[START DATA BLOCK]

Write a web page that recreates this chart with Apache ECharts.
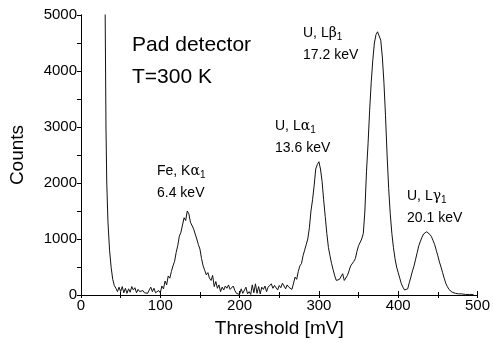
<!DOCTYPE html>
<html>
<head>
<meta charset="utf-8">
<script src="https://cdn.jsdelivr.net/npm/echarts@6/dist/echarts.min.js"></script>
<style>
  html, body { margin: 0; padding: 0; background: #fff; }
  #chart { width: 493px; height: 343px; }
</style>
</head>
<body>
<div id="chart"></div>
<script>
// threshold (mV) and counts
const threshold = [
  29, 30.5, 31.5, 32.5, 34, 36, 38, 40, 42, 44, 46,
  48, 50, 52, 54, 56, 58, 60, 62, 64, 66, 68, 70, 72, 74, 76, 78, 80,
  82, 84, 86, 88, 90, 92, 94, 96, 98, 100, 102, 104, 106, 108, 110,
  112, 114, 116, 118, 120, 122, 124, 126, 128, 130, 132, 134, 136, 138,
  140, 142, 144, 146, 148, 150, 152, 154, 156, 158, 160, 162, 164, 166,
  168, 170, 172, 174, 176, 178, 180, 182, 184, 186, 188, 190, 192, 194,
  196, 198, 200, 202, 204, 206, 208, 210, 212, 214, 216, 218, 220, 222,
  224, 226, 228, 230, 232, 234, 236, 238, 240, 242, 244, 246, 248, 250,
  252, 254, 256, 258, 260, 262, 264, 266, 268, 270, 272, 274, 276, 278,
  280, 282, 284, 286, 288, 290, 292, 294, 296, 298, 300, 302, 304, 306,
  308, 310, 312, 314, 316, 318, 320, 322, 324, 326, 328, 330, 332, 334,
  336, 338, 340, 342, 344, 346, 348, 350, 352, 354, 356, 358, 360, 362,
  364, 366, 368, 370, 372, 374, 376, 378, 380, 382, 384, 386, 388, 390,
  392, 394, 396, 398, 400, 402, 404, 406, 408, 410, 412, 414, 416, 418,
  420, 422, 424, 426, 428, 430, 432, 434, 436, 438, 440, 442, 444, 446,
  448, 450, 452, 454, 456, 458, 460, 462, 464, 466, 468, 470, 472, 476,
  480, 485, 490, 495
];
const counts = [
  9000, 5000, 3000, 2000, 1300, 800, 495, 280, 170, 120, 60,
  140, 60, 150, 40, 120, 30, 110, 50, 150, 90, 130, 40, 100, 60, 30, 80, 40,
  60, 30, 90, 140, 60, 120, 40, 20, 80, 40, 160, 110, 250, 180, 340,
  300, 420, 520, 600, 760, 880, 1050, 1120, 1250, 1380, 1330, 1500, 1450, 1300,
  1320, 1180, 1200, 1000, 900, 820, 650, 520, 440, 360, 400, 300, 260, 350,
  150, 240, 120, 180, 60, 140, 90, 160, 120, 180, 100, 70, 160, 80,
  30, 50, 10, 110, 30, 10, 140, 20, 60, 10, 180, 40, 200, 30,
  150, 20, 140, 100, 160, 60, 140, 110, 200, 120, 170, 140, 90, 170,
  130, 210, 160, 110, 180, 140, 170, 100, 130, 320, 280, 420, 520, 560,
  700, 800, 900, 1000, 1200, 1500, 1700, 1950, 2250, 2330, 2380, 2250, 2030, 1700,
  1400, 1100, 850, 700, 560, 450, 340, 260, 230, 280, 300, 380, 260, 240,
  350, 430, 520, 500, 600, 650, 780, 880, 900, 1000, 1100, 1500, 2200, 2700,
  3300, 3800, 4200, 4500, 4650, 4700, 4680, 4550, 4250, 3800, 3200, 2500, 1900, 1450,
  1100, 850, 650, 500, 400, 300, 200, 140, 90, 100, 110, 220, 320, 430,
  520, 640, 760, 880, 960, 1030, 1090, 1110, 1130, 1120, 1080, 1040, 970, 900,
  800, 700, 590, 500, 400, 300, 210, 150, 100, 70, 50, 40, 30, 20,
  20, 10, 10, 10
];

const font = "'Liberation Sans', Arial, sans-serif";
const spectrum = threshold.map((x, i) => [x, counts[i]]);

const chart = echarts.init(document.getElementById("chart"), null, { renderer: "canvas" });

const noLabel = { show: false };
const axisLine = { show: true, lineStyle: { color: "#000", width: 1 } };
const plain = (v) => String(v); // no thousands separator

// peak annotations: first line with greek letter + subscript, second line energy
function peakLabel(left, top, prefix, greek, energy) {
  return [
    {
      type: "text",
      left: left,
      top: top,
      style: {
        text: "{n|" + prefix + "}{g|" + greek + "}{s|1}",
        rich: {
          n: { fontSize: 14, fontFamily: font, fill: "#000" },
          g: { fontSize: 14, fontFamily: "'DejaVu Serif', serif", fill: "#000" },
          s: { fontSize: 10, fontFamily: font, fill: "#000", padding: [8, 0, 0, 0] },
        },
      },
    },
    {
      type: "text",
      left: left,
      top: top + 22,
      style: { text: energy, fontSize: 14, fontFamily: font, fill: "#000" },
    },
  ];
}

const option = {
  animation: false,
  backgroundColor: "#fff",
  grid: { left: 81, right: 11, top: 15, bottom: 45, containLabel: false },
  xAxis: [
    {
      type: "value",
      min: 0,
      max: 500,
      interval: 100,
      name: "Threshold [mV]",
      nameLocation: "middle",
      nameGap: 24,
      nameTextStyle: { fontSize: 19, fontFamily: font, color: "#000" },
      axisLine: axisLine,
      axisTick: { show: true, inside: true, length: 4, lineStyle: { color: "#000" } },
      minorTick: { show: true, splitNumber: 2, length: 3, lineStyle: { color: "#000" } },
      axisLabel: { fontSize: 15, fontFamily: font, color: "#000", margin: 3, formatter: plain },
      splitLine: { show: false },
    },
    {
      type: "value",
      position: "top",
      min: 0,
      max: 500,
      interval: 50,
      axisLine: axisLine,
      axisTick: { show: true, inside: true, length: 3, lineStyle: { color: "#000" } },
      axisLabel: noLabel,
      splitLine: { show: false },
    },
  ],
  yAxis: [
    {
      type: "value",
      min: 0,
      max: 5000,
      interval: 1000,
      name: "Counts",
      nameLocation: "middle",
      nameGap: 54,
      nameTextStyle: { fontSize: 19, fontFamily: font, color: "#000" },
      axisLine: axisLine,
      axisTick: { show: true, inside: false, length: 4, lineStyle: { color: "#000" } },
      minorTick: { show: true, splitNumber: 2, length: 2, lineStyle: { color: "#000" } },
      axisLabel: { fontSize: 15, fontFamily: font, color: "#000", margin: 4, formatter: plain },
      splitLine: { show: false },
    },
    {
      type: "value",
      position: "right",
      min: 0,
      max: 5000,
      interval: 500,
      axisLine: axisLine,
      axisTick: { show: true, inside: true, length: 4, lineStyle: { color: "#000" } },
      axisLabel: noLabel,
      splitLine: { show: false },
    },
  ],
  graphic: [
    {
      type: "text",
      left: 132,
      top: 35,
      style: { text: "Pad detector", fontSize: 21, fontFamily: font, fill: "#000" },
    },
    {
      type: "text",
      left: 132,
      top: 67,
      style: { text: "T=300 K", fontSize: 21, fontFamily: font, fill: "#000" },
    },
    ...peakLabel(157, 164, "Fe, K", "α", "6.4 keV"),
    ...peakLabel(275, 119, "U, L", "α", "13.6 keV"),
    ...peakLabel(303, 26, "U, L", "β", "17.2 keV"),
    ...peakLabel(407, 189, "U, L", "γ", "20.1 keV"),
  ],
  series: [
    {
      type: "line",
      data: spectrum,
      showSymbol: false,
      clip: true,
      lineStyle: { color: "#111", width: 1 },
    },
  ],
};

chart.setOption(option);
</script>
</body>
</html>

[END DATA BLOCK]

Your task is to repeat the material above exactly, without its pictures.

Write a web page that recreates this chart with Apache ECharts.
<!DOCTYPE html>
<html>
<head>
<meta charset="utf-8">
<script src="https://cdn.jsdelivr.net/npm/echarts@6/dist/echarts.min.js"></script>
<style>
  html, body { margin: 0; padding: 0; background: #fff; }
  #chart { width: 493px; height: 343px; }
</style>
</head>
<body>
<div id="chart"></div>
<script>
// threshold (mV) and counts
const threshold = [
  29, 30.5, 31.5, 32.5, 34, 36, 38, 40, 42, 44, 46,
  48, 50, 52, 54, 56, 58, 60, 62, 64, 66, 68, 70, 72, 74, 76, 78, 80,
  82, 84, 86, 88, 90, 92, 94, 96, 98, 100, 102, 104, 106, 108, 110,
  112, 114, 116, 118, 120, 122, 124, 126, 128, 130, 132, 134, 136, 138,
  140, 142, 144, 146, 148, 150, 152, 154, 156, 158, 160, 162, 164, 166,
  168, 170, 172, 174, 176, 178, 180, 182, 184, 186, 188, 190, 192, 194,
  196, 198, 200, 202, 204, 206, 208, 210, 212, 214, 216, 218, 220, 222,
  224, 226, 228, 230, 232, 234, 236, 238, 240, 242, 244, 246, 248, 250,
  252, 254, 256, 258, 260, 262, 264, 266, 268, 270, 272, 274, 276, 278,
  280, 282, 284, 286, 288, 290, 292, 294, 296, 298, 300, 302, 304, 306,
  308, 310, 312, 314, 316, 318, 320, 322, 324, 326, 328, 330, 332, 334,
  336, 338, 340, 342, 344, 346, 348, 350, 352, 354, 356, 358, 360, 362,
  364, 366, 368, 370, 372, 374, 376, 378, 380, 382, 384, 386, 388, 390,
  392, 394, 396, 398, 400, 402, 404, 406, 408, 410, 412, 414, 416, 418,
  420, 422, 424, 426, 428, 430, 432, 434, 436, 438, 440, 442, 444, 446,
  448, 450, 452, 454, 456, 458, 460, 462, 464, 466, 468, 470, 472, 476,
  480, 485, 490, 495
];
const counts = [
  9000, 5000, 3000, 2000, 1300, 800, 495, 280, 170, 120, 60,
  140, 60, 150, 40, 120, 30, 110, 50, 150, 90, 130, 40, 100, 60, 30, 80, 40,
  60, 30, 90, 140, 60, 120, 40, 20, 80, 40, 160, 110, 250, 180, 340,
  300, 420, 520, 600, 760, 880, 1050, 1120, 1250, 1380, 1330, 1500, 1450, 1300,
  1320, 1180, 1200, 1000, 900, 820, 650, 520, 440, 360, 400, 300, 260, 350,
  150, 240, 120, 180, 60, 140, 90, 160, 120, 180, 100, 70, 160, 80,
  30, 50, 10, 110, 30, 10, 140, 20, 60, 10, 180, 40, 200, 30,
  150, 20, 140, 100, 160, 60, 140, 110, 200, 120, 170, 140, 90, 170,
  130, 210, 160, 110, 180, 140, 170, 100, 130, 320, 280, 420, 520, 560,
  700, 800, 900, 1000, 1200, 1500, 1700, 1950, 2250, 2330, 2380, 2250, 2030, 1700,
  1400, 1100, 850, 700, 560, 450, 340, 260, 230, 280, 300, 380, 260, 240,
  350, 430, 520, 500, 600, 650, 780, 880, 900, 1000, 1100, 1500, 2200, 2700,
  3300, 3800, 4200, 4500, 4650, 4700, 4680, 4550, 4250, 3800, 3200, 2500, 1900, 1450,
  1100, 850, 650, 500, 400, 300, 200, 140, 90, 100, 110, 220, 320, 430,
  520, 640, 760, 880, 960, 1030, 1090, 1110, 1130, 1120, 1080, 1040, 970, 900,
  800, 700, 590, 500, 400, 300, 210, 150, 100, 70, 50, 40, 30, 20,
  20, 10, 10, 10
];

const font = "'Liberation Sans', Arial, sans-serif";
const spectrum = threshold.map((x, i) => [x, counts[i]]);

const chart = echarts.init(document.getElementById("chart"), null, { renderer: "canvas" });

const noLabel = { show: false };
const axisLine = { show: true, lineStyle: { color: "#000", width: 1 } };
const plain = (v) => String(v); // no thousands separator

// peak annotations: first line with greek letter + subscript, second line energy
function peakLabel(left, top, prefix, greek, energy) {
  return [
    {
      type: "text",
      left: left,
      top: top,
      style: {
        text: "{n|" + prefix + "}{g|" + greek + "}{s|1}",
        rich: {
          n: { fontSize: 14, fontFamily: font, fill: "#000" },
          g: { fontSize: 14, fontFamily: "'DejaVu Serif', serif", fill: "#000" },
          s: { fontSize: 10, fontFamily: font, fill: "#000", padding: [8, 0, 0, 0] },
        },
      },
    },
    {
      type: "text",
      left: left,
      top: top + 22,
      style: { text: energy, fontSize: 14, fontFamily: font, fill: "#000" },
    },
  ];
}

const option = {
  animation: false,
  backgroundColor: "#fff",
  grid: { left: 81, right: 11, top: 15, bottom: 45, containLabel: false },
  xAxis: [
    {
      type: "value",
      min: 0,
      max: 500,
      interval: 100,
      name: "Threshold [mV]",
      nameLocation: "middle",
      nameGap: 24,
      nameTextStyle: { fontSize: 19, fontFamily: font, color: "#000" },
      axisLine: axisLine,
      axisTick: { show: true, inside: true, length: 4, lineStyle: { color: "#000" } },
      minorTick: { show: true, splitNumber: 2, length: 3, lineStyle: { color: "#000" } },
      axisLabel: { fontSize: 15, fontFamily: font, color: "#000", margin: 3, formatter: plain },
      splitLine: { show: false },
    },
    {
      type: "value",
      position: "top",
      min: 0,
      max: 500,
      interval: 50,
      axisLine: axisLine,
      axisTick: { show: true, inside: true, length: 3, lineStyle: { color: "#000" } },
      axisLabel: noLabel,
      splitLine: { show: false },
    },
  ],
  yAxis: [
    {
      type: "value",
      min: 0,
      max: 5000,
      interval: 1000,
      name: "Counts",
      nameLocation: "middle",
      nameGap: 54,
      nameTextStyle: { fontSize: 19, fontFamily: font, color: "#000" },
      axisLine: axisLine,
      axisTick: { show: true, inside: false, length: 4, lineStyle: { color: "#000" } },
      minorTick: { show: true, splitNumber: 2, length: 2, lineStyle: { color: "#000" } },
      axisLabel: { fontSize: 15, fontFamily: font, color: "#000", margin: 4, formatter: plain },
      splitLine: { show: false },
    },
    {
      type: "value",
      position: "right",
      min: 0,
      max: 5000,
      interval: 500,
      axisLine: axisLine,
      axisTick: { show: true, inside: true, length: 4, lineStyle: { color: "#000" } },
      axisLabel: noLabel,
      splitLine: { show: false },
    },
  ],
  graphic: [
    {
      type: "text",
      left: 132,
      top: 35,
      style: { text: "Pad detector", fontSize: 21, fontFamily: font, fill: "#000" },
    },
    {
      type: "text",
      left: 132,
      top: 67,
      style: { text: "T=300 K", fontSize: 21, fontFamily: font, fill: "#000" },
    },
    ...peakLabel(157, 164, "Fe, K", "α", "6.4 keV"),
    ...peakLabel(275, 119, "U, L", "α", "13.6 keV"),
    ...peakLabel(303, 26, "U, L", "β", "17.2 keV"),
    ...peakLabel(407, 189, "U, L", "γ", "20.1 keV"),
  ],
  series: [
    {
      type: "line",
      data: spectrum,
      showSymbol: false,
      clip: true,
      lineStyle: { color: "#111", width: 1 },
    },
  ],
};

chart.setOption(option);
</script>
</body>
</html>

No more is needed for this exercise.